··· RECORDED DATA ···

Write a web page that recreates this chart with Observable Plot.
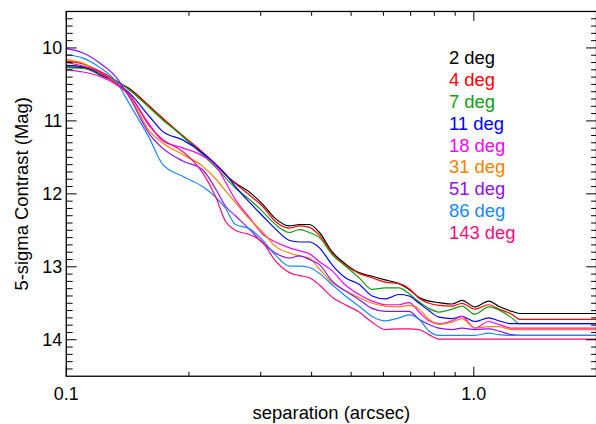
<!DOCTYPE html>
<html><head><meta charset="utf-8">
<script src="https://cdn.jsdelivr.net/npm/d3@7"></script>
<script src="https://cdn.jsdelivr.net/npm/@observablehq/plot@0.6"></script>
<style>html,body{margin:0;padding:0;background:#fff;overflow:hidden;} svg{display:block}</style>
</head><body><div id="chart"></div>
<script>
// separation (arcsec)
const separation = [0.100, 0.110, 0.121, 0.1325, 0.143, 0.160, 0.172, 0.193, 0.216, 0.233, 0.246, 0.260, 0.282, 0.303, 0.326, 0.353, 0.373, 0.395, 0.418, 0.450, 0.484, 0.523, 0.563, 0.606, 0.655, 0.694, 0.734, 0.776, 0.821, 0.884, 0.935, 1.006, 1.088, 1.151, 1.239, 1.296, 2.0];

const labels = ["2 deg", "4 deg", "7 deg", "11 deg", "18 deg", "31 deg", "51 deg", "86 deg", "143 deg"];
const colors = ["#000000", "#ff0000", "#10a010", "#0000ff", "#ff00ff", "#ff8000", "#8c10ff", "#1888ff", "#ff0a7a"];

const deg2 = [10.26, 10.27, 10.37, 10.46, 10.56, 10.80, 10.96, 11.21, 11.44, 11.60, 11.74, 11.85, 11.98, 12.14, 12.34, 12.44, 12.42, 12.42, 12.53, 12.80, 12.96, 13.08, 13.13, 13.18, 13.23, 13.31, 13.42, 13.47, 13.49, 13.51, 13.46, 13.55, 13.47, 13.54, 13.61, 13.64, 13.64];
const deg4 = [10.18, 10.22, 10.32, 10.45, 10.57, 10.80, 10.96, 11.20, 11.43, 11.60, 11.74, 11.86, 12.02, 12.17, 12.38, 12.47, 12.44, 12.46, 12.57, 12.82, 12.98, 13.09, 13.15, 13.21, 13.23, 13.30, 13.43, 13.50, 13.53, 13.54, 13.50, 13.58, 13.52, 13.58, 13.65, 13.72, 13.72];
const deg7 = [10.27, 10.28, 10.36, 10.45, 10.58, 10.82, 10.98, 11.21, 11.46, 11.64, 11.78, 11.92, 12.08, 12.24, 12.42, 12.53, 12.49, 12.53, 12.60, 12.84, 12.99, 13.15, 13.31, 13.29, 13.29, 13.37, 13.48, 13.57, 13.62, 13.58, 13.54, 13.65, 13.55, 13.59, 13.70, 13.78, 13.78];
const deg11 = [10.24, 10.26, 10.35, 10.48, 10.62, 10.94, 11.14, 11.26, 11.44, 11.60, 11.73, 11.90, 12.12, 12.30, 12.48, 12.64, 12.66, 12.66, 12.74, 12.98, 13.15, 13.24, 13.40, 13.44, 13.38, 13.40, 13.50, 13.60, 13.69, 13.71, 13.68, 13.75, 13.70, 13.74, 13.78, 13.78, 13.78];
const deg18 = [10.30, 10.33, 10.39, 10.50, 10.65, 11.05, 11.27, 11.37, 11.48, 11.62, 11.84, 12.08, 12.33, 12.55, 12.66, 12.74, 12.78, 12.82, 12.93, 13.06, 13.25, 13.38, 13.47, 13.52, 13.52, 13.49, 13.62, 13.74, 13.78, 13.74, 13.68, 13.84, 13.75, 13.79, 13.84, 13.84, 13.84];
const deg31 = [10.16, 10.21, 10.34, 10.48, 10.66, 11.14, 11.30, 11.46, 11.62, 11.80, 11.96, 12.12, 12.35, 12.52, 12.72, 12.81, 12.85, 12.88, 13.03, 13.22, 13.33, 13.42, 13.50, 13.54, 13.55, 13.53, 13.58, 13.72, 13.79, 13.76, 13.71, 13.84, 13.82, 13.82, 13.86, 13.86, 13.86];
const deg51 = [10.01, 10.07, 10.21, 10.40, 10.68, 11.18, 11.37, 11.55, 11.67, 11.94, 12.17, 12.30, 12.49, 12.67, 12.81, 12.88, 12.85, 12.90, 12.97, 13.20, 13.33, 13.45, 13.57, 13.61, 13.61, 13.61, 13.72, 13.79, 13.84, 13.86, 13.84, 13.86, 13.85, 13.88, 13.93, 13.94, 13.94];
const deg86 = [10.09, 10.14, 10.27, 10.46, 10.77, 11.24, 11.59, 11.76, 11.90, 12.05, 12.20, 12.42, 12.48, 12.63, 12.84, 12.99, 12.99, 13.01, 13.09, 13.25, 13.40, 13.54, 13.68, 13.74, 13.70, 13.66, 13.72, 13.88, 13.94, 13.94, 13.94, 13.94, 13.91, 13.93, 13.94, 13.94, 13.94];
const deg143 = [10.20, 10.25, 10.33, 10.49, 10.64, 11.07, 11.25, 11.42, 11.71, 12.05, 12.38, 12.50, 12.56, 12.66, 12.92, 13.08, 13.12, 13.15, 13.25, 13.42, 13.52, 13.62, 13.76, 13.86, 13.85, 13.85, 13.86, 13.93, 13.99, 13.99, 13.99, 13.99, 13.99, 13.99, 13.99, 13.99, 13.99];

const yMajorTicks = [10, 11, 12, 13, 14];
const yMinorTicks = d3.range(96, 145).filter(v => v % 10 !== 0).map(v => v / 10);
const xMajorTicks = [0.1, 1.0];
const xTickLabels = ["0.1", "1.0"];
const xMinorTicks = [0.2, 0.3, 0.4, 0.5, 0.6, 0.7, 0.8, 0.9, 2.0];

const seriesValues = [deg2, deg4, deg7, deg11, deg18, deg31, deg51, deg86, deg143];
const data = labels.flatMap((lab, k) => separation.map((s, i) => ({label: lab, sep: s, mag: seriesValues[k][i]})));

const font = "'Liberation Sans', Arial, Helvetica, sans-serif";
// plain straight tick shape (no arrow head)
const tickShape = {draw(context, l) { context.moveTo(0, 0); context.lineTo(0, -l); }};
const tickStyle = {stroke: "black", strokeWidth: 1, anchor: "start", shape: tickShape};

const chart = Plot.plot({
  width: 598, height: 424,
  marginLeft: 66, marginRight: 0, marginTop: 11, marginBottom: 47,
  style: {fontFamily: font, background: "white", overflow: "visible", color: "black"},
  x: {type: "log", domain: [0.1, 2.0], axis: null},
  y: {domain: [9.5, 14.5], reverse: true, axis: null},
  color: {domain: labels, range: colors},
  marks: [
    Plot.line(data, {x: "sep", y: "mag", z: "label", stroke: "label", strokeWidth: 1.2, curve: "monotone-x"}),
    // y ticks, left and right, pointing inward
    Plot.vector(yMajorTicks, {y: d => d, frameAnchor: "left", rotate: 90, length: 10, ...tickStyle}),
    Plot.vector(yMinorTicks, {y: d => d, frameAnchor: "left", rotate: 90, length: 6, ...tickStyle}),
    Plot.vector(yMajorTicks, {y: d => d, frameAnchor: "right", rotate: -90, length: 10, ...tickStyle}),
    Plot.vector(yMinorTicks, {y: d => d, frameAnchor: "right", rotate: -90, length: 5, ...tickStyle}),
    // x ticks, bottom and top
    Plot.vector(xMajorTicks, {x: d => d, frameAnchor: "bottom", rotate: 0, length: 9, ...tickStyle}),
    Plot.vector(xMinorTicks, {x: d => d, frameAnchor: "bottom", rotate: 0, length: 4, ...tickStyle}),
    Plot.vector(xMajorTicks, {x: d => d, frameAnchor: "top", rotate: 180, length: 9, ...tickStyle}),
    Plot.vector(xMinorTicks, {x: d => d, frameAnchor: "top", rotate: 180, length: 4, ...tickStyle}),
    Plot.frame({stroke: "black", strokeWidth: 1.3}),
    // tick labels
    Plot.text(yMajorTicks, {y: d => d, text: d => `${d}`, frameAnchor: "left", textAnchor: "end", lineAnchor: "middle", dx: -4, fontSize: 18, fill: "black"}),
    Plot.text(xMajorTicks, {x: d => d, text: (d, i) => xTickLabels[i], frameAnchor: "bottom", textAnchor: "middle", lineAnchor: "middle", dy: 18, fontSize: 18, fill: "black"}),
    // axis titles
    Plot.text(["separation (arcsec)"], {text: d => d, frameAnchor: "bottom", textAnchor: "middle", lineAnchor: "middle", dy: 37, fontSize: 18.5, fill: "black"}),
    Plot.text(["5-sigma Contrast (Mag)"], {text: d => d, frameAnchor: "left", textAnchor: "middle", lineAnchor: "middle", dx: -44, rotate: -90, fontSize: 18.5, fill: "black"}),
    // legend
    Plot.text(labels, {text: d => d, y: (d, i) => 10.14 + 0.30 * i, frameAnchor: "left", dx: 384, textAnchor: "start", lineAnchor: "middle", fill: d => d, fontSize: 18.5})
  ]
});
document.getElementById("chart").appendChild(chart);
</script>
</body></html>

···

• _EXERCISE DIRECTIONS_:
Quote, please, every line of the material above from its start through the line that has "1.239, 1.296, 2.0];", reproducing the words exactly and dropping any images.

• _RESPONSE BELOW_:
Write a web page that recreates this chart with Observable Plot.
<!DOCTYPE html>
<html><head><meta charset="utf-8">
<script src="https://cdn.jsdelivr.net/npm/d3@7"></script>
<script src="https://cdn.jsdelivr.net/npm/@observablehq/plot@0.6"></script>
<style>html,body{margin:0;padding:0;background:#fff;overflow:hidden;} svg{display:block}</style>
</head><body><div id="chart"></div>
<script>
// separation (arcsec)
const separation = [0.100, 0.110, 0.121, 0.1325, 0.143, 0.160, 0.172, 0.193, 0.216, 0.233, 0.246, 0.260, 0.282, 0.303, 0.326, 0.353, 0.373, 0.395, 0.418, 0.450, 0.484, 0.523, 0.563, 0.606, 0.655, 0.694, 0.734, 0.776, 0.821, 0.884, 0.935, 1.006, 1.088, 1.151, 1.239, 1.296, 2.0];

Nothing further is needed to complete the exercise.